The end result of being fair, and honest about it, is love, trust and respect from those served by it, along with those affected or impacted by them.
3. Kindness and Compassion
There are the vicious who seek out conflict and start it, the misguided and weak who retaliate and keep the dispute ongoing when someone else instigates it, and finally the enlightened who return no evil for evil and thus aim to end the cycle of retaliation, seeking to bring peace.
Let it be known with great certainty:
The hardest thing in the world is to refrain from injuring back those who injured us or those whom we perceived to have injured us. For this is to overcome and rule the instinct, that animal nature in man.
But refraining from this foolishness sets a mighty example to the recipient and witnesses alike.
Kindness is not only extending it to those who have done us no wrong, but it’s noteworthy and exceptional when it’s extended to those who have done us ill; for this calls for the exercise of complete self-control of and over the emotions, the foundational stone of self-mastery, the hardest task any person will ever seek to complete.
But with the self mastered, kindness becomes a byproduct. Instead of seeking to be cruel to those who harm us, because we haven’t been triggered into blind anger that recognizes only the hurt from the assault, we look upon them compassionately with pity and sorrow, as being victims to their own baser natures which carry detrimental sentences of their own by way of the law of retribution.

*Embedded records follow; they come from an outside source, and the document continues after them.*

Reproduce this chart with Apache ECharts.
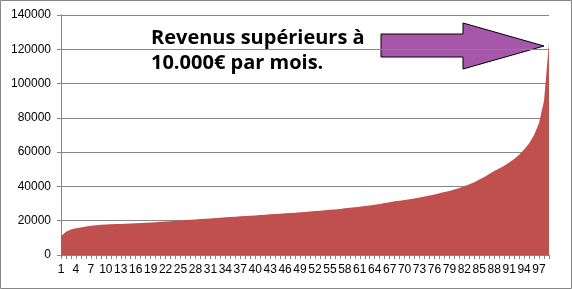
<!DOCTYPE html>
<html>
<head>
<meta charset="utf-8">
<script src="https://cdn.jsdelivr.net/npm/echarts@6/dist/echarts.min.js"></script>
<style>
  html, body { margin: 0; padding: 0; background: #fff; }
  #main { width: 572px; height: 289px; }
</style>
</head>
<body>
<div id="main"></div>
<script>
// revenu par centile (1..99)
var categories = [];
for (var i = 1; i <= 99; i++) categories.push(String(i));

var revenus = [
  11000, 13600, 14900, 15600, 16100, 16600, 17000, 17300, 17600, 17800,
  18000, 18050, 18100, 18250, 18400, 18550, 18700, 18850, 19000, 19150,
  19350, 19550, 19750, 19950, 20150, 20350, 20550, 20750, 20950, 21150,
  21350, 21550, 21750, 21950, 22150, 22350, 22550, 22750, 22900, 23100,
  23300, 23500, 23700, 23900, 24100, 24300, 24500, 24700, 24900, 25100,
  25350, 25600, 25850, 26100, 26350, 26600, 26900, 27200, 27500, 27850,
  28200, 28550, 28900, 29300, 29800, 30300, 30800, 31300, 31700, 32100,
  32500, 32900, 33500, 34100, 34700, 35300, 36000, 36700, 37400, 38200,
  39100, 40100, 41200, 42500, 44000, 45500, 47200, 49000, 50500, 52000,
  54000, 56000, 58500, 61500, 65000, 70000, 77000, 90000, 124000
];

var yTicks = [0, 20000, 40000, 60000, 80000, 100000, 120000, 140000];

var myChart = echarts.init(document.getElementById('main'));
var option = {
  animation: false,
  grid: { left: 61, right: 23, top: 15, bottom: 34 },
  xAxis: {
    type: 'category',
    boundaryGap: false,
    data: categories,
    axisLine: { lineStyle: { color: '#868686' } },
    axisTick: { show: true, interval: 0, length: 4, lineStyle: { color: '#868686' } },
    axisLabel: {
      interval: 2,
      color: '#000',
      fontFamily: 'Liberation Sans',
      fontSize: 12,
      margin: 9
    }
  },
  yAxis: {
    type: 'value',
    min: yTicks[0],
    max: yTicks[yTicks.length - 1],
    interval: 20000,
    axisLine: { show: true, lineStyle: { color: '#868686' } },
    axisTick: { show: true, length: 4, lineStyle: { color: '#868686' } },
    splitLine: { lineStyle: { color: '#868686' } },
    axisLabel: {
      color: '#000',
      fontFamily: 'Liberation Sans',
      fontSize: 12,
      margin: 10,
      formatter: function (v) { return String(v); }
    }
  },
  series: [{
    type: 'line',
    data: revenus,
    symbol: 'none',
    lineStyle: { width: 0 },
    areaStyle: { color: '#C0504D', opacity: 1 },
    z: 1
  }],
  graphic: [
    {
      type: 'rect',
      shape: { x: 0.5, y: 0.5, width: 571, height: 288 },
      style: { fill: 'none', stroke: '#868686', lineWidth: 1 },
      silent: true
    },
    {
      type: 'polygon',
      shape: {
        points: [[381, 34], [463, 34], [463, 23], [544, 46], [463, 69], [463, 57], [381, 57]]
      },
      style: { fill: 'rgba(160,73,163,0.92)', stroke: '#000', lineWidth: 1 }
    },
    {
      type: 'text',
      left: 151,
      top: 28,
      style: {
        text: 'Revenus supérieurs à',
        font: 'bold 20px "Open Sans"',
        fill: '#000'
      }
    },
    {
      type: 'text',
      left: 151,
      top: 53,
      style: {
        text: '10.000€ par mois.',
        font: 'bold 20px "Open Sans"',
        fill: '#000'
      }
    }
  ]
};
myChart.setOption(option);
</script>
</body>
</html>
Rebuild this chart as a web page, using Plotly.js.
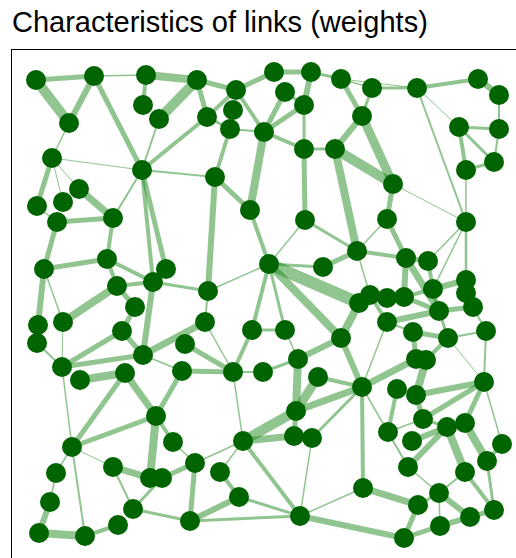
<!DOCTYPE html>
<html>
<head>
<meta charset="utf-8">
<script src="https://cdn.plot.ly/plotly-3.0.1.min.js"></script>
<style>
html,body{margin:0;padding:0;overflow:hidden;background:#fff;}
#chart{width:530px;height:575px;}
</style>
</head>
<body>
<div id="chart"></div>
<script>
// Node names and layout positions
const nodeNames = ["N1","N2","N3","N4","N5","N6","N7","N8","N9","N10","N11","N12","N13","N14","N15","N16","N17","N18","N19","N20","N21","N22","N23","N24","N25","N26","N27","N28","N29",
"T1","T2","T3","T4","T5","T6","T7","T8","T9","T10","T11","T12","T13","T14","T15",
"N31","N32","N33","N34","N35","N36","N37","N38","N39","N40","N41","N42","N43","N44",
"N83","N84","N85","N86","N87","N88","N89","N90","N91","N92","N45","N46","N47","N48","N49","N50","N51","N52","N53","N54","N55","N56","N57","N58","N59","N60","N61","N62","N63","N64","N65","N66","N67","N68","N69","N70","N71","N72","N73","N74","N75","N76","N77","N78","N79","N80","N81","N82",
"N93","N94","N95","N96","N97","N98","N99","N100","N101","N102","N103","N104","N105","N106","N107","N108","N109","N110","N111","N112","N113"];
const nodeX = [36,94,146,143,159,69,52,142,79,63,37,113,57,44,107,117,166,153,135,38,63,122,37,143,185,62,80,125,182,
197,236,274,311,341,285,304,233,207,230,264,304,335,215,250,
305,357,269,323,208,359,205,252,285,341,298,233,263,318,
372,417,478,499,362,459,499,494,466,393,387,466,406,428,466,433,466,370,387,404,473,439,387,413,486,448,416,426,484,362,397,416,423,447,465,388,412,502,487,408,465,363,439,418,494,470,440,404,
156,72,173,113,150,162,56,50,133,118,190,39,85,296,243,294,312,195,220,239,300];
const nodeY = [80,76,75,105,119,123,158,170,189,202,206,218,222,269,259,286,269,282,307,325,322,331,343,355,344,367,380,373,371,
80,90,72,72,79,92,105,110,117,129,132,149,149,177,210,
220,251,264,267,291,303,322,330,330,338,359,372,372,377,
88,88,79,95,116,127,129,162,170,184,219,222,258,261,280,289,293,295,298,297,307,311,322,332,331,338,359,360,382,387,389,395,419,427,423,432,441,444,461,467,472,488,493,505,510,517,526,538,
416,447,442,467,478,478,473,502,509,525,521,533,536,411,441,436,438,463,472,497,516];

// Links: source, target, weight (line width)
const linkFrom = ["N1","N1","N6","N2","N2","N3","N3","N5","N5","N6","N7","N7","N7","N7","N8","N8","N8","N8","N8","N9","N12","N11","N13","N12","N14","N15","N15","N16","N16","N14","N14","N21","N20","N23","N21","N19","N22","N18","N22","N24","N24","N27","N24",
"T1","T1","T2","T9","T10","T2","T3","T4","T4","T6","T6","T7","T7","T11","T12","T5","T13","T13","T13","T11","T14","T14","T14","T2","T12",
"T5","N83","T5","N83","N84","N85","N86","N84","N84","N88","N88","N88","N89","N90","N91","N87","N92","N92","N45","N45","N32","N46","N46","N46","N48","N50","N50","N54","N47","N47","N54","N57","N56","N55","N56","N57","N58","N60","N58","N60","N60","N59","N52","N40","N32","N40","N57","N47",
"T15","N31","N31","N33","N34","N33","N33","N33","N33","N33","N38","N38","N35","N37","N18","N25","N29","N42","N43","N41","N39",
"N44","N64","N64","N65","N66","N62","N61","N66","N63","N63","N63","N67","N68","N68","N70","N70","N68","N69","N72","N73","N75","N75","N74","N77","N77","N80","N77","N81","N78","N81","N76","N76","N113",
"N42","N106","N106","N41","N107","N107","N108","N109","N109","N107","N107","N107","N110","N111","N112","N112","N103","N95",
"N28","N29","N93","N28","N26","N93","N93","N94","N94","N94","N99","N100","N104","N105","N96","N96","N101","N98","N101"];
const linkTo = ["N2","N6","N2","N3","N8","N4","T1","T1","N8","N7","N8","N11","N9","N10","T9","T14","N17","N18","N12","N12","N13","N13","N14","N15","N15","N16","N18","N18","N19","N20","N21","N16","N23","N26","N26","N22","N24","N24","N26","N26","N37","N28","N29",
"T2","T9","T3","T10","T11","T11","T4","T5","T7","T7","T11","T11","T12","T12","T13","N87","N87","N32","N92","T15","T15","N35","T10","T9","N31",
"N83","N84","N84","N87","N85","N86","N89","N88","N46","N89","N90","N91","N90","N91","N46","N92","N45","N46","N32","N47","N47","N48","N50","N49","N50","N49","N56","N50","N54","N56","N56","N56","N55","N59","N60","N58","N60","N59","N61","N62","N63","N63","N57","N36","N52","N64","N64","N48",
"N33","N33","N32","N34","N32","N36","N40","N35","N38","N39","N39","N42","N37","N42","N35","N42","N42","N43","N41","N40","N41",
"N64","N76","N70","N70","N67","N66","N64","N63","N67","N69","N72","N68","N71","N74","N67","N74","N75","N73","N73","N79","N79","N77","N77","N78","N80","N79","N81","N80","N82","N82","N78","N113","N82",
"N107","N44","N64","N106","N106","N108","N106","N64","N113","N113","N110","N111","N103","N112","N103","N113","N113","N110",
"N93","N93","N94","N94","N94","N97","N95","N99","N96","N105","N100","N104","N105","N102","N97","N101","N98","N110","N103"];
const linkWeight = [5,10,6,1.5,5,4,8,10,2,1.5,1,5,1,1,4,2,5,4,2,7,5,1.5,5,4,5,4,4,4,5,6,1.5,8,1.5,2,1,5,5,6,5,5,7,8,1.5,
5,5,5,3,2,4,5,3,6,3,5,5,3,4,3,5,6,8,10,8,5,6,4,4,5,
1.5,3,1,3,4,6,2,1,2,3,3,4,2,3,1.5,9,5,1,1.5,5,4,1.5,1.5,2.5,4,6,4,4,6,7,5,6,5,2,3,2,5,2,5,4,1,2,4,8,1.5,6,1.5,5,
4,1.5,3,3,5,12,8,1.5,4,3,3,4,2,1.5,3,5,5,2,3,6,1.5,
4,4,1.5,4,5,8,7,6,5,5,1.5,3,6,6,1.5,2,8,8,4,3,4,2,1.5,3,6,5,1.5,6,5,5,7,1.5,6,
1.5,9,7,8,10,7,5,3,1.5,4,1.5,1.5,5,4,6,3,3,1.5,
7,5,5,5,1.5,8,4,1.5,1,2,1.5,6,8,4,7,2,3,5,3];

const idx = {};
nodeNames.forEach((n,i)=>{idx[n]=i;});
const traces = [];
for (let k=0;k<linkFrom.length;k++){
  const a = idx[linkFrom[k]], b = idx[linkTo[k]];
  if (a===undefined || b===undefined) continue;
  traces.push({type:'scatter', mode:'lines', x:[nodeX[a],nodeX[b]], y:[nodeY[a],nodeY[b]],
    line:{color:'rgba(34,139,34,0.5)', width:linkWeight[k]}, hoverinfo:'skip', showlegend:false});
}
traces.push({type:'scatter', mode:'markers', x:nodeX, y:nodeY, text:nodeNames,
  marker:{color:'#006400', size:20, line:{width:0}}, showlegend:false, hoverinfo:'text'});

const layout = {
  width:530, height:575,
  margin:{l:12, t:50, r:8, b:9},
  paper_bgcolor:'#fff', plot_bgcolor:'#fff',
  title:{text:'Characteristics of links (weights)', x:12/530, xanchor:'left', xref:'container',
         y:1-22/575, yanchor:'middle', yref:'container',
         font:{family:'Liberation Sans, Arial, sans-serif', size:29, color:'#000'}},
  xaxis:{range:[12,522], showgrid:false, zeroline:false, showticklabels:false, ticks:'',
         showline:true, mirror:true, linecolor:'#000', linewidth:1.3, fixedrange:true},
  yaxis:{range:[566,50], showgrid:false, zeroline:false, showticklabels:false, ticks:'',
         showline:true, mirror:true, linecolor:'#000', linewidth:1.3, fixedrange:true},
  showlegend:false, hovermode:false
};
Plotly.newPlot('chart', traces, layout, {staticPlot:true, displayModeBar:false});
</script>
</body>
</html>
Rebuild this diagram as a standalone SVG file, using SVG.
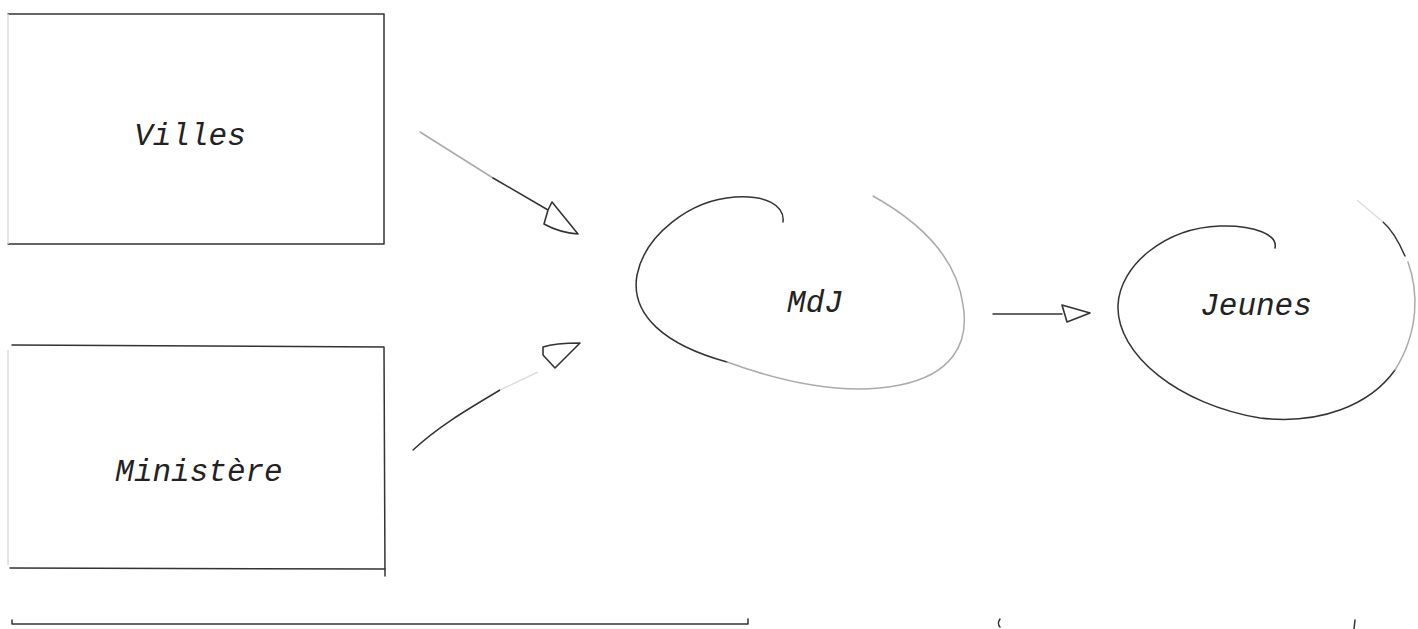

Then instead of seeking to harm who harmed us, we aim to understand them and their motives for doing what they did, which leads to a very different outcome.
Instead of dehumanizing and demonizing them, we look upon them as being slaves to evil, harming not only us or others, but themselves to greater degrees as their destinies will yet unfold for them to their great dismay.
When these truths are recognized, compassion takes the place of rage, resulting in kindness for the good and the evil alike. And it is this sense of truth and justice that is admirable because it exudes strength, nobility and wisdom which is what causes others to want to give us their love, trust and respect when they acknowledge we exhibit these traits and that it takes true personal power to embody them.
If you would win hearts, cultivate kindness and compassion.
Being a Beloved Person
The person who wins love, trust and respect, and keeps it, has grounded themselves and their lives in the aforementioned traits.
They seek to ever and always improve their self-awareness of what they’re thinking, saying and doing, and the effect these have upon others, and they hold themselves to account when the results are negative through confession and corrective action.
They seek to give in accord with their talents and abilities, all the while serving and honing their gifts at the same time, knowing full well that when they reach a level that makes their services irreplaceable and they carry them out in a positive mental attitude, the right compensation will find them.
They seek to master their retaliative response, and instead of returning evil for evil, they replace it with the desire to understand those who wrong them and their inclinations and motives.
And if you too work on developing these traits, dear reader, you can expect more and more people to start loving, cherishing and appreciating you, being recognized and praised by the world for serving them, and by refusing to return evil for evil, be a model and set an example for others who want to grow in strength, nobility and wisdom.